The creation of the Irish Cruiser Racing Association (ICRA) began in a very low key way in the autumn of 2002 with an exploratory meeting between Denis Kiely, Jim Donegan and Fintan Cairns in the Granville Hotel in Waterford, and the first conference was held in February 2003 in Kilkenny.

While numbers of cruiser-racers were large, their specific locations were widespread, but there was simply no denying the numerical strength and majority power of the Cork-Dublin axis. To get what was then a very novel concept up and running, this strength of numbers had to be acknowledged, and the first National Championship in 2003 reflected this, as it was staged in Howth.

ICRA was run by a dedicated group of volunteers each of whom brought their special talents to the organisation.
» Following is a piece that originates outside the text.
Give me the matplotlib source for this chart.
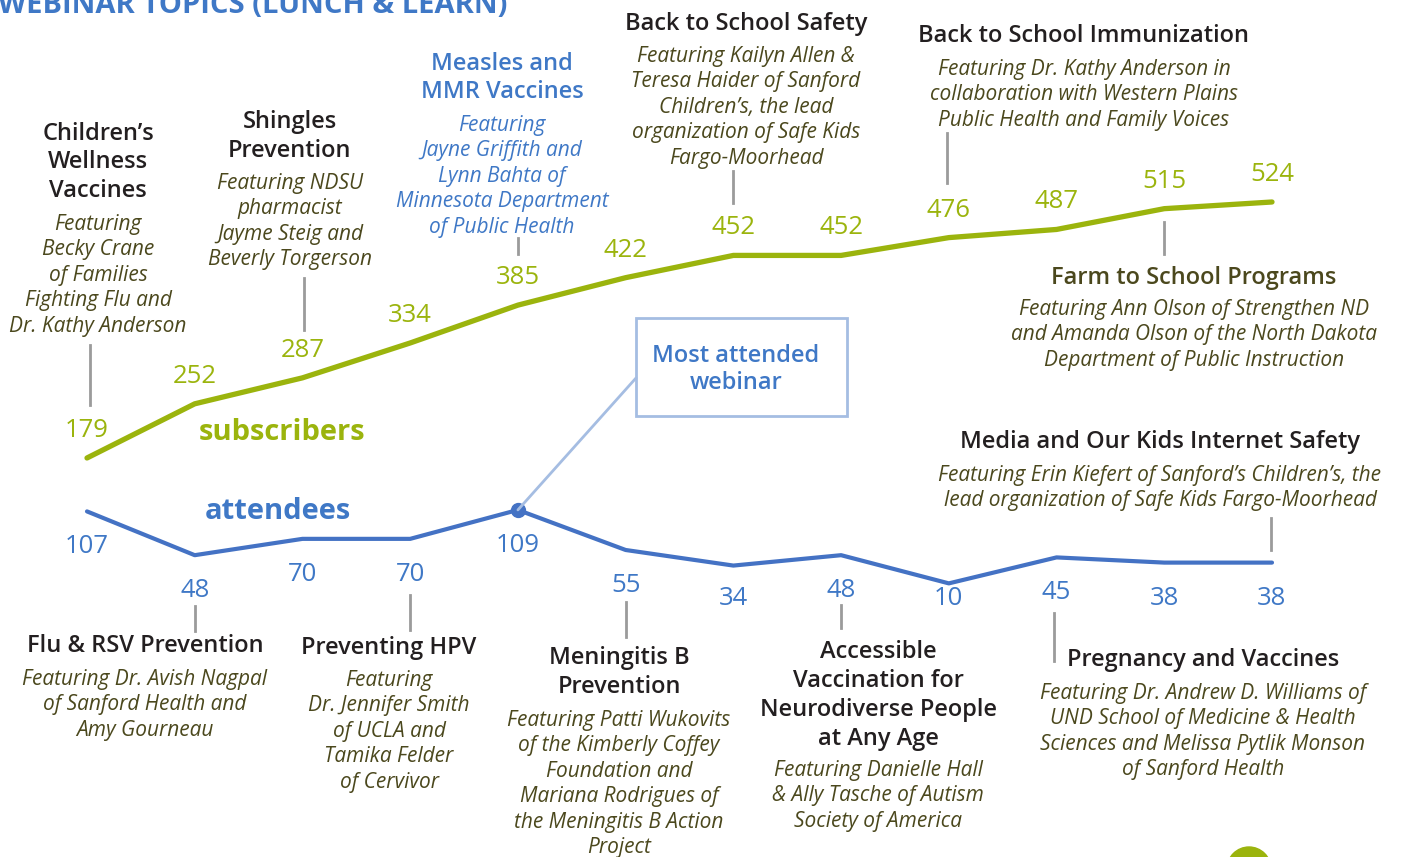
import matplotlib.pyplot as plt
from matplotlib.patches import Rectangle, Ellipse
import matplotlib.transforms as mtransforms

plt.rcParams['font.family'] = ['Open Sans', 'DejaVu Sans']

W, H = 1402, 857

# data
subscribers = [179, 252, 287, 334, 385, 422, 452, 452, 476, 487, 515, 524]
attendees = [107, 48, 70, 70, 109, 55, 34, 48, 10, 45, 38, 38]

titles = [
    ['Children\u2019s', 'Wellness', 'Vaccines'],
    ['Flu & RSV Prevention'],
    ['Shingles', 'Prevention'],
    ['Preventing HPV'],
    ['Measles and', 'MMR Vaccines'],
    ['Meningitis B', 'Prevention'],
    ['Back to School Safety'],
    ['Accessible', 'Vaccination for', 'Neurodiverse People', 'at Any Age'],
    ['Back to School Immunization'],
    ['Pregnancy and Vaccines'],
    ['Farm to School Programs'],
    ['Media and Our Kids Internet Safety'],
]
featuring = [
    ['Featuring', 'Becky Crane', 'of Families', 'Fighting Flu and', 'Dr. Kathy Anderson'],
    ['Featuring Dr. Avish Nagpal', 'of Sanford Health and', 'Amy Gourneau'],
    ['Featuring NDSU', 'pharmacist', 'Jayme Steig and', 'Beverly Torgerson'],
    ['Featuring', 'Dr. Jennifer Smith', 'of UCLA and', 'Tamika Felder', 'of Cervivor'],
    ['Featuring', 'Jayne Griffith and', 'Lynn Bahta of', 'Minnesota Department', 'of Public Health'],
    ['Featuring Patti Wukovits', 'of the Kimberly Coffey', 'Foundation and',
     'Mariana Rodrigues of', 'the Meningitis B Action', 'Project'],
    ['Featuring Kailyn Allen &', 'Teresa Haider of Sanford', 'Children\u2019s, the lead',
     'organization of Safe Kids', 'Fargo-Moorhead'],
    ['Featuring Danielle Hall', '& Ally Tasche of Autism', 'Society of America'],
    ['Featuring Dr. Kathy Anderson in', 'collaboration with Western Plains',
     'Public Health and Family Voices'],
    ['Featuring Dr. Andrew D. Williams of', 'UND School of Medicine & Health',
     'Sciences and Melissa Pytlik Monson', 'of Sanford Health'],
    ['Featuring Ann Olson of Strengthen ND', 'and Amanda Olson of the North Dakota',
     'Department of Public Instruction'],
    ['Featuring Erin Kiefert of Sanford\u2019s Children\u2019s, the',
     'lead organization of Safe Kids Fargo-Moorhead'],
]
most_attended = 4

# colours
green = '#9bb40d'
blue = '#4472c4'
blue_txt = '#3f78c6'
dark = '#231f20'
olive = '#4b481d'
grey = '#9b9b9b'
pale_blue = '#a5bde2'

# layout (pixels): centre x, first title line, first featuring line, leader top/bottom
layout = {
    0: (98, 131, 222, 345, 405),
    1: (145, 643, 677, 606, 631),
    2: (290, 120, 181, 278, 330),
    3: (389, 645, 678, 595, 630),
    4: (502, 61, 123, 238, 254),
    5: (619, 656, 718, 602, 637),
    6: (746, 21, 54, 171, 203),
    7: (878, 650, 768, 605, 628),
    8: (1084, 34, 67, 133, 183),
    9: (1203, 658, 691, 613, 661),
    10: (1194, 275, 307, 222, 254),
    11: (1160, 440, 473, 518, 550),
}
leader_x = {0: 90, 2: 304, 8: 947, 9: 1054, 11: 1271}
text_shift = 2.5  # centre alignment sits a bit high for Open Sans

fig = plt.figure(figsize=(W / 100, H / 100), dpi=100)
ax = fig.add_axes([0, 0, 1, 1])
ax.axis('off')

# map index/value so the lines sit where they do in the original
x0, dx = 87, (1272 - 87) / 11
y_zero, py = 590.8, 0.742
ax.set_xlim(-x0 / dx, (W - x0) / dx)
ax.set_ylim((y_zero - H) / py, y_zero / py)

idx = list(range(len(subscribers)))
ax.plot(idx, subscribers, color=green, lw=3.8, solid_capstyle='round', solid_joinstyle='round')
ax.plot(idx, attendees, color=blue, lw=3.0, solid_capstyle='round', solid_joinstyle='round')
ax.plot([most_attended], [attendees[most_attended]], 'o', color=blue, ms=10)

for i, v in enumerate(subscribers):
    ax.annotate(str(v), (i, v), xytext=(0, 30 - text_shift), textcoords='offset pixels',
                ha='center', va='center', fontsize=18.5, color=green)
blue_off = {6: 30, 8: 13}
for i, v in enumerate(attendees):
    ax.annotate(str(v), (i, v), xytext=(0, -blue_off.get(i, 33) - text_shift),
                textcoords='offset pixels',
                ha='center', va='center', fontsize=18.5, color=blue_txt)


def fy(y):
    return 1 - y / H


def ty(y):
    return fy(y + text_shift)


def block(lines, cx, y0, dy, **kw):
    for k, line in enumerate(lines):
        fig.text(cx / W, ty(y0 + k * dy), line, ha='center', va='center', **kw)


trans_x = mtransforms.blended_transform_factory(ax.transData, fig.transFigure)
for i in idx:
    cx, t_y, f_y, l0, l1 = layout[i]
    tcol, fcol = dark, olive
    if i == most_attended:
        tcol, fcol = blue_txt, blue_txt
    if i == 10:
        tcol = olive
    block(titles[i], cx, t_y, 28.7, fontsize=17, fontweight='semibold', color=tcol)
    block(featuring[i], cx, f_y, 25.4, fontsize=15, color=fcol, style='italic')
    lx = (leader_x.get(i, x0 + i * dx) - x0) / dx
    ax.plot([lx, lx], [fy(l0), fy(l1)], color=grey, lw=2, transform=trans_x)

# series names
fig.text(282 / W, ty(430), 'subscribers', ha='center', va='center',
         fontsize=21, fontweight='bold', color=green)
fig.text(278 / W, ty(509), 'attendees', ha='center', va='center',
         fontsize=21, fontweight='bold', color=blue_txt)

# callout box for the most attended webinar
fig.patches.append(Rectangle((636 / W, fy(416)), 211 / W, 98 / H, transform=fig.transFigure,
                             fill=False, edgecolor=pale_blue, lw=2))
ax.annotate('', xy=(most_attended, attendees[most_attended]), xytext=(636 / W, fy(378)),
            textcoords='figure fraction',
            arrowprops=dict(arrowstyle='-', color=pale_blue, lw=2, shrinkA=0, shrinkB=0))
fig.text(736 / W, ty(353), 'Most attended', ha='center', va='center', fontsize=17,
         fontweight='semibold', color=blue_txt)
fig.text(736 / W, ty(381), 'webinar', ha='center', va='center', fontsize=17,
         fontweight='semibold', color=blue_txt)

# heading (cut off at top of page)
fig.text(-2 / W, fy(13), 'WEBINAR TOPICS (LUNCH & LEARN)', ha='left', va='baseline',
         fontsize=21, fontweight='bold', color=blue_txt)

# page decoration
fig.patches.append(Ellipse((1249 / W, fy(869)), 44 / W, 44 / H, transform=fig.transFigure,
                           color=green))

fig.savefig('out.png', dpi=100)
Jim Donegan, the elder statesman, was so much more interested in the wellbeing of the new organisation than in personal advancement that he insisted on Fintan Cairns being the first Commodore, while the distinguished Cork sailor was more than content to be Vice Commodore.

ICRA National Championships

Initially, the highlight of the ICRA season was the National Championship, which is essentially self-limiting, as it is restricted to boats which have or would be eligible for an IRC Rating. Boats not actually rated but eligible were catered for by ICRA’s ace number-cruncher Denis Kiely, who took Ireland’s long-established native rating system ECHO to new heights, thereby providing for extra entries which brought fleet numbers at most annual national championships to comfortably above the hundred mark, particularly at the height of the boom years.